Your objective
Everything from the opening line of the records below through the line with "from matplotlib.transforms import" must be duplicated exactly, pictures left out.

═══ Supplied material

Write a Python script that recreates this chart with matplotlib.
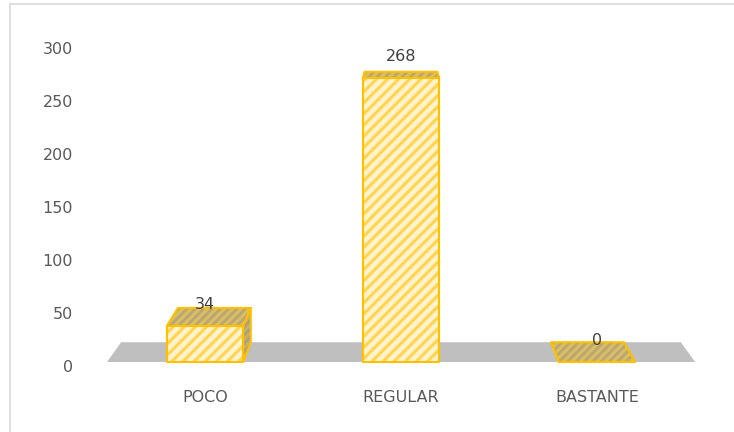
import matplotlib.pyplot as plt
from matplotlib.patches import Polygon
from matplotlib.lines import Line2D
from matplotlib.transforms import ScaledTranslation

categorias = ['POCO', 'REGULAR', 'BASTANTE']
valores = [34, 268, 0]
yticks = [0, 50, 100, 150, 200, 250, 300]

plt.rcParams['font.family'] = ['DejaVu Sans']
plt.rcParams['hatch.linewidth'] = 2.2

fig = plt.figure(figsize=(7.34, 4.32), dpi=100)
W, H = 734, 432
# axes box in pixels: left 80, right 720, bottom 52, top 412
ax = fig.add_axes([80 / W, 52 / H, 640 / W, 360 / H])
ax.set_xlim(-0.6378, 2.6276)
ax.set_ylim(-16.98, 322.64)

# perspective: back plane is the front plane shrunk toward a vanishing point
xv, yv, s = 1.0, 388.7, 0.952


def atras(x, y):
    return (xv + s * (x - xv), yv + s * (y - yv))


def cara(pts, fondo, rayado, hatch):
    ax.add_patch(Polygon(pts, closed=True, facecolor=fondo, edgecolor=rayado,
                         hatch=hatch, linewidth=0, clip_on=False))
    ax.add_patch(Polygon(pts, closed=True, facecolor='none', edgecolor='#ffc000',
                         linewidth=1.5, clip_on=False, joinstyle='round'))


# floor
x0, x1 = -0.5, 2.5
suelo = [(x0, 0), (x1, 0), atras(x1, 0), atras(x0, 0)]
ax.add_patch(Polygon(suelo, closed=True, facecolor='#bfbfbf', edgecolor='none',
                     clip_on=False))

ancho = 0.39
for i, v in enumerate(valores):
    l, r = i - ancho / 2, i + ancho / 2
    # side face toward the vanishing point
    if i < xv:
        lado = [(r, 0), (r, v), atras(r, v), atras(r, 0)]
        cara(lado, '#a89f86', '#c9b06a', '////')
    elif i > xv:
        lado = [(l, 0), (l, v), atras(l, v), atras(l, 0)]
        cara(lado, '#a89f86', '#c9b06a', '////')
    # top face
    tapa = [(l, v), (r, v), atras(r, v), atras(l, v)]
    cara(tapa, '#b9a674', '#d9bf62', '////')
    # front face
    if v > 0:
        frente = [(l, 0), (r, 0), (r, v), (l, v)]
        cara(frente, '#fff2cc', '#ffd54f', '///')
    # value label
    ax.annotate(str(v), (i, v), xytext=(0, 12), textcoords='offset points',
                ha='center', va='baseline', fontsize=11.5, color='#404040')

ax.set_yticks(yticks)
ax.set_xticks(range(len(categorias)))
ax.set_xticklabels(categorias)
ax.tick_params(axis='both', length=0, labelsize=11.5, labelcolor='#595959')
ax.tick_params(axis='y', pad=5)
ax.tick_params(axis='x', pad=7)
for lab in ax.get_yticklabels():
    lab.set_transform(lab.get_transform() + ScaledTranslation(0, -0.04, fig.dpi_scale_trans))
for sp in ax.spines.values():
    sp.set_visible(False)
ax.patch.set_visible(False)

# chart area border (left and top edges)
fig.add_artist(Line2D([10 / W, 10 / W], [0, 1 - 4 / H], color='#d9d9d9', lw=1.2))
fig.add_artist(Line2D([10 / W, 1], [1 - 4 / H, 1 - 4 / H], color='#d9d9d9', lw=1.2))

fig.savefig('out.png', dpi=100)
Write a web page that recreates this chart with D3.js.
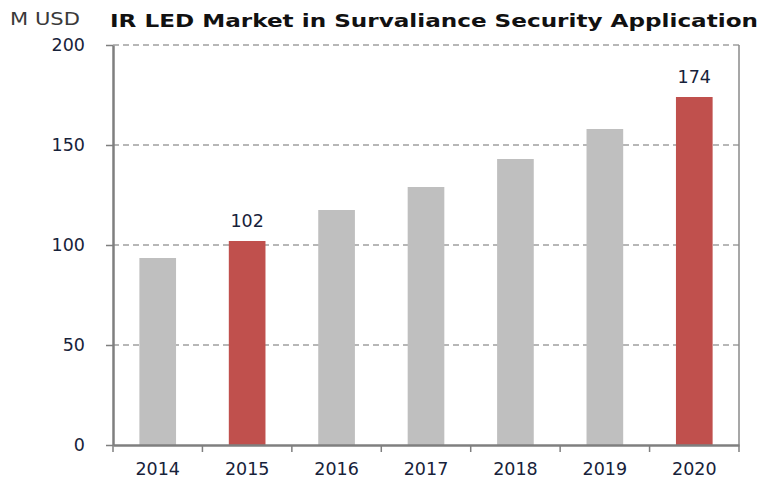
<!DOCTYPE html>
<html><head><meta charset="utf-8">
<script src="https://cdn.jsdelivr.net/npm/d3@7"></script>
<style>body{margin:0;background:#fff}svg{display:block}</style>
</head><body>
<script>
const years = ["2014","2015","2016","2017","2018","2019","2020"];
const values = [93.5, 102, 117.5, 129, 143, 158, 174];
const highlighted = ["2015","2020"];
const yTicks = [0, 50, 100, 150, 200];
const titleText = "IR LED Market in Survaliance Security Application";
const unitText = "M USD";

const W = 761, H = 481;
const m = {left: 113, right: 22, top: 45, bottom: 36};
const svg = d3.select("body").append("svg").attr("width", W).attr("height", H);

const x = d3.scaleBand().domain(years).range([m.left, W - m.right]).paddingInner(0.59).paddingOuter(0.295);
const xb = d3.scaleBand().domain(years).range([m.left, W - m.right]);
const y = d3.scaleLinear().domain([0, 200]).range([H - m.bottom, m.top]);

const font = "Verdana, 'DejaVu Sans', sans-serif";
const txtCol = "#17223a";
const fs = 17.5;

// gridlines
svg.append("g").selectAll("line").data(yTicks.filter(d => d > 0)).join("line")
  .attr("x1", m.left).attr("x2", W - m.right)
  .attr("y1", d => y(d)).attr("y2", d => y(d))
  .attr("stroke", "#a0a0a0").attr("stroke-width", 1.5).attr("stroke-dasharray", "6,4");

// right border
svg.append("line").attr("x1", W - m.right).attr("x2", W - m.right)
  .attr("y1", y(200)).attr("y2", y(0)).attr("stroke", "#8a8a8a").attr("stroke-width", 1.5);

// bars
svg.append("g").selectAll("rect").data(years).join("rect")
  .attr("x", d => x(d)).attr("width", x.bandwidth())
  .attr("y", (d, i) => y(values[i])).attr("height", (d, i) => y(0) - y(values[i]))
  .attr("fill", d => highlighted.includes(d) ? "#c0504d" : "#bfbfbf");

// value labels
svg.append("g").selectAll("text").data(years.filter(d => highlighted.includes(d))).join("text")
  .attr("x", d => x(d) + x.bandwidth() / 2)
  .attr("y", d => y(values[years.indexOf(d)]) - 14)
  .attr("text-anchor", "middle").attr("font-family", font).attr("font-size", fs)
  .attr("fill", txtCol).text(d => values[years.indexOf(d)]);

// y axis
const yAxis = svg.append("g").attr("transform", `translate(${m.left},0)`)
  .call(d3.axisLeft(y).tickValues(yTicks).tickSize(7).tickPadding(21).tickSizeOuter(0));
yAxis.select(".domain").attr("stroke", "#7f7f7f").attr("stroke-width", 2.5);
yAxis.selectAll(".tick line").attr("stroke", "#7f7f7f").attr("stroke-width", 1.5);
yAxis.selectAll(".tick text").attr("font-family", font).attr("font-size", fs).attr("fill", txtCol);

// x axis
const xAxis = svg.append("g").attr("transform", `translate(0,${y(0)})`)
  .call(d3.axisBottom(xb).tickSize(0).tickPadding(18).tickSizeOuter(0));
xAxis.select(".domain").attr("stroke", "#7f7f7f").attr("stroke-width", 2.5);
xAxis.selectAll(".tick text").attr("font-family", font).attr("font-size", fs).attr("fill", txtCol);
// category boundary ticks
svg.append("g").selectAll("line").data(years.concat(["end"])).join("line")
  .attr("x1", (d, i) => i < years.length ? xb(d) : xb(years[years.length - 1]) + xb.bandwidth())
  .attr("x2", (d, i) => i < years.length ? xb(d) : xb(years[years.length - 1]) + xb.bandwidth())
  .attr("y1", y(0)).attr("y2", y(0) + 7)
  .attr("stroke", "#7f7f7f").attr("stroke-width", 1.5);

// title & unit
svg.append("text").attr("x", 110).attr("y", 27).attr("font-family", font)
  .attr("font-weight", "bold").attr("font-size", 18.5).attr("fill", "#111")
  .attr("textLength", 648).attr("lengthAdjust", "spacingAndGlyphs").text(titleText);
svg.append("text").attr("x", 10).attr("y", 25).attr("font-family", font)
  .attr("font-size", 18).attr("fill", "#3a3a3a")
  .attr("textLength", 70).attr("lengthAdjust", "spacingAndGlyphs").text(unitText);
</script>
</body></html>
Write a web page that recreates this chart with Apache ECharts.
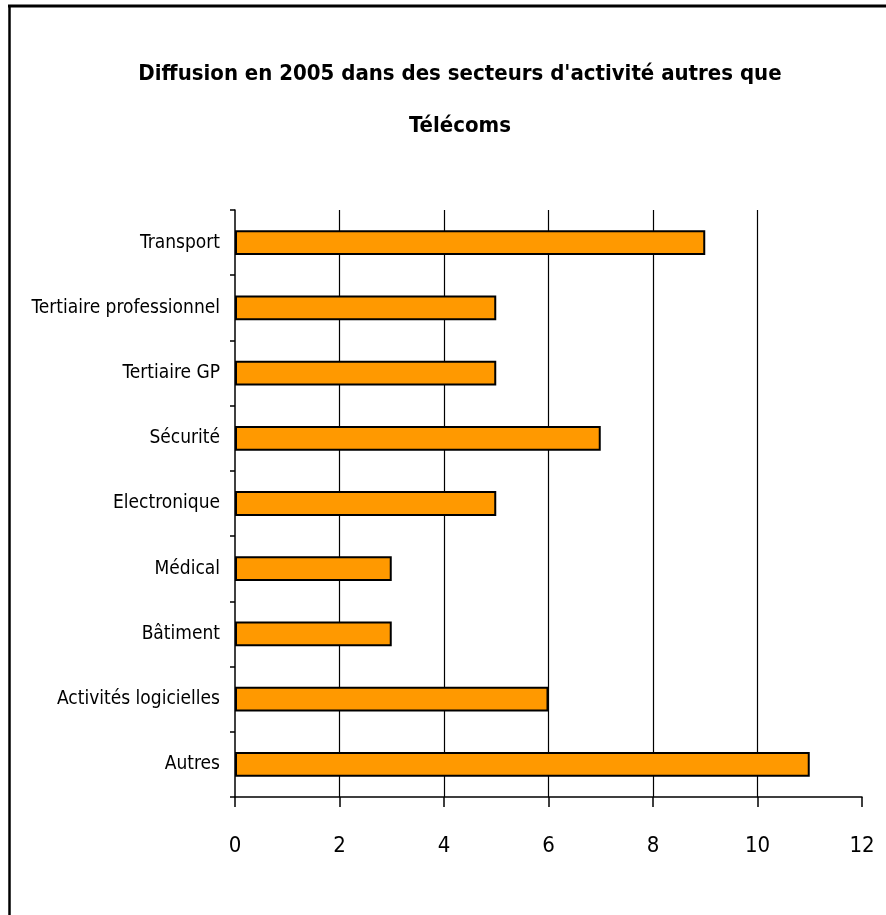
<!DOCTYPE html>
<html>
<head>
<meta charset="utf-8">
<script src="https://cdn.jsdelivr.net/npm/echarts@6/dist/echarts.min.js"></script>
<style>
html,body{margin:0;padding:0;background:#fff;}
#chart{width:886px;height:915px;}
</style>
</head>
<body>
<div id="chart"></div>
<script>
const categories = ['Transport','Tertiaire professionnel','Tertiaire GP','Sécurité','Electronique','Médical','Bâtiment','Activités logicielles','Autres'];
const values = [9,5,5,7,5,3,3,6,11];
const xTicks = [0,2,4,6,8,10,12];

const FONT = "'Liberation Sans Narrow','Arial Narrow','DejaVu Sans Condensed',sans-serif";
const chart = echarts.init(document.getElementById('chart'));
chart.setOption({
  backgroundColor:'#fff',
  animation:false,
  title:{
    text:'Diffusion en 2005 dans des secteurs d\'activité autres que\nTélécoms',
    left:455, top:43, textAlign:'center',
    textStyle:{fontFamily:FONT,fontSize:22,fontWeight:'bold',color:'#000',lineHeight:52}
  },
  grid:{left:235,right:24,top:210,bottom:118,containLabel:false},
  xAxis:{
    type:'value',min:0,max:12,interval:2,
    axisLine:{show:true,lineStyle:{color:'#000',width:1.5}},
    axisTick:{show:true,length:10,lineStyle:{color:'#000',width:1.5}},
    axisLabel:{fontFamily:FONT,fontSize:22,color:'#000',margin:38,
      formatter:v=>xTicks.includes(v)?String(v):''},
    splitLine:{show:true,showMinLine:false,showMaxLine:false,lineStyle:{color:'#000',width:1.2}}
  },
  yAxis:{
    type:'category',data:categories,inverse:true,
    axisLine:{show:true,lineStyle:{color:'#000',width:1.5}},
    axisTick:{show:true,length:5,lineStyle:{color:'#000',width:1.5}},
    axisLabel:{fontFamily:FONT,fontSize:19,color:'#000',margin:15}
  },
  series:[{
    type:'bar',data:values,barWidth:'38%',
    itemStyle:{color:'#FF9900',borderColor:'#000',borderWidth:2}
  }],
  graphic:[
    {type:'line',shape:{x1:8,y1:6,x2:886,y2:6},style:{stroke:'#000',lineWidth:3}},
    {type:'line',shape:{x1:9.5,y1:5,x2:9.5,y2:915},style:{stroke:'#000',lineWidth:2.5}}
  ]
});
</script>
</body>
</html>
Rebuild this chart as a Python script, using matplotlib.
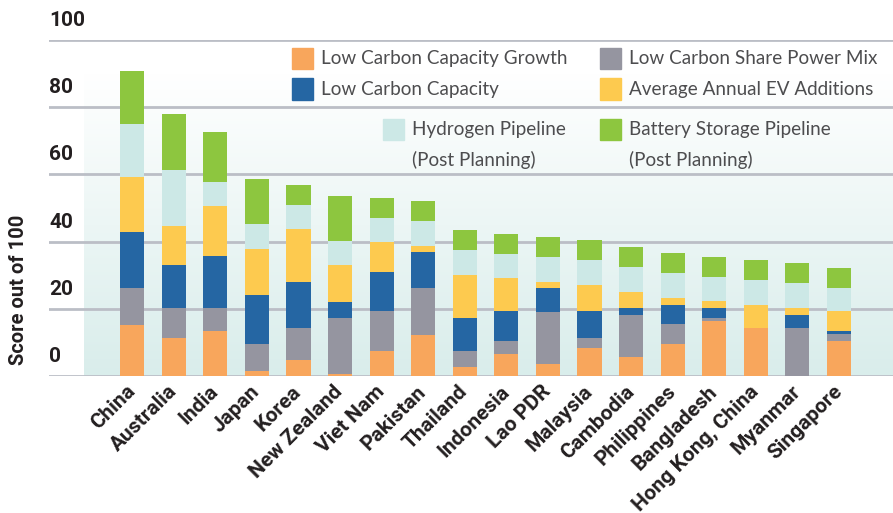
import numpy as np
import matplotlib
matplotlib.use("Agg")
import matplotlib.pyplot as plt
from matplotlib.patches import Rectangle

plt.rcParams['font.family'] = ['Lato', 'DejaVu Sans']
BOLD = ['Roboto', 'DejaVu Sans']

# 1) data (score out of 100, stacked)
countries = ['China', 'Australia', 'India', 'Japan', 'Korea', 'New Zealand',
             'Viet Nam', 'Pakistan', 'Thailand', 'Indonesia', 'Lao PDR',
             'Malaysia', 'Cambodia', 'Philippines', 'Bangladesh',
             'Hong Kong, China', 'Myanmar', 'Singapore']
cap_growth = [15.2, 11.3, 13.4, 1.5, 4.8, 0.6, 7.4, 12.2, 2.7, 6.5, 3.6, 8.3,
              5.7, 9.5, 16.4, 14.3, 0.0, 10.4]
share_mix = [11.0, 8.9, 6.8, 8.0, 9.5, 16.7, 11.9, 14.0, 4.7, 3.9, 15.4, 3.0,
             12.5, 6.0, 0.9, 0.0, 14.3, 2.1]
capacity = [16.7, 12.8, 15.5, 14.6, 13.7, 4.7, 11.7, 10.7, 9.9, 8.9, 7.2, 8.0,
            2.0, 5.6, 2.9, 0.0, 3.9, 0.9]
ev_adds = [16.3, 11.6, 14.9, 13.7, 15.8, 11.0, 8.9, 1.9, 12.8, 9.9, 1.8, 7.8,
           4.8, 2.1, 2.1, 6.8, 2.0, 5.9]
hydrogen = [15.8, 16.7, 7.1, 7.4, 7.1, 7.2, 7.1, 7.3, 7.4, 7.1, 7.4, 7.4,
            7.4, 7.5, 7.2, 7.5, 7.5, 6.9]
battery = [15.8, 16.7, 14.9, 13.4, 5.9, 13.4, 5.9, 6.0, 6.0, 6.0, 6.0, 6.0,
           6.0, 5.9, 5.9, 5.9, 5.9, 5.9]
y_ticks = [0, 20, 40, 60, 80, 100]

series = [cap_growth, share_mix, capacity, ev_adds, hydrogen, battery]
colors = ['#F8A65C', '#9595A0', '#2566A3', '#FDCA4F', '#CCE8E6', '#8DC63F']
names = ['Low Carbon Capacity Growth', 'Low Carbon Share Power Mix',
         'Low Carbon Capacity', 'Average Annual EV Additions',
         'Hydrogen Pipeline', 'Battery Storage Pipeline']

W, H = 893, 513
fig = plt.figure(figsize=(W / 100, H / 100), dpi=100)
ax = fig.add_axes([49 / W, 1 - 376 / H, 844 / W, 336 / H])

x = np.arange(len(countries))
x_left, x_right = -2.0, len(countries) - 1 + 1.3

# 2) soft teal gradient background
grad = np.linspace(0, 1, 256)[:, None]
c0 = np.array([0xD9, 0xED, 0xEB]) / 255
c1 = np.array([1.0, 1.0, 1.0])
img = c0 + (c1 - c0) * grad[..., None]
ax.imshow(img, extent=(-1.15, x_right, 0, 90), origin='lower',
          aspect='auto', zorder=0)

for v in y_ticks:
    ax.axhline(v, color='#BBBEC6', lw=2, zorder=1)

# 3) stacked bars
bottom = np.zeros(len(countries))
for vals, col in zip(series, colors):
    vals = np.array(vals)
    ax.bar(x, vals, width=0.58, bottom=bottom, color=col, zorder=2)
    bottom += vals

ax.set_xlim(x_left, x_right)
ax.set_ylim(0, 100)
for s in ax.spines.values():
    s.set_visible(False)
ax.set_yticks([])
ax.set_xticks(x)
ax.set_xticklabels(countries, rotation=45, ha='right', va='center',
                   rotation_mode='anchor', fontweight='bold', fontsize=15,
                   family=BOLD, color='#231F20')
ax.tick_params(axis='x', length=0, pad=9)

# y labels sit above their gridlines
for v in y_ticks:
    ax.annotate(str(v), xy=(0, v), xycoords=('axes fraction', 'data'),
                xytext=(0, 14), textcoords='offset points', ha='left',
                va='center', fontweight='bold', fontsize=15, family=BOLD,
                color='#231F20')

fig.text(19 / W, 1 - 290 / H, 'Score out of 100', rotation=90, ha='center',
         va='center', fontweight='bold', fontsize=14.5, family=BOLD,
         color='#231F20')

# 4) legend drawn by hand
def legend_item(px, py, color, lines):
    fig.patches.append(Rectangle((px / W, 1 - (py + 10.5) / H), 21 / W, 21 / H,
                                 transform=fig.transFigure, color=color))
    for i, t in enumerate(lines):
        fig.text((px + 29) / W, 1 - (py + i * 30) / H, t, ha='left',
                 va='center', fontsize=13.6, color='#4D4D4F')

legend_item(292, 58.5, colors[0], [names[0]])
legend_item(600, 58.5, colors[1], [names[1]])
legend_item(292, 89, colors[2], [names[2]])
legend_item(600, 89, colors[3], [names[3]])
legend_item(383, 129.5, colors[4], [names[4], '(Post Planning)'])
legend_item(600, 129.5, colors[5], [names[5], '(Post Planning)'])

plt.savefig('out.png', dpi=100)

══════

Solution to this task
Write a Python script that recreates this chart with matplotlib.
import matplotlib.pyplot as plt
from matplotlib.patches import Polygon
from matplotlib.lines import Line2D
from matplotlib.transforms import ScaledTranslation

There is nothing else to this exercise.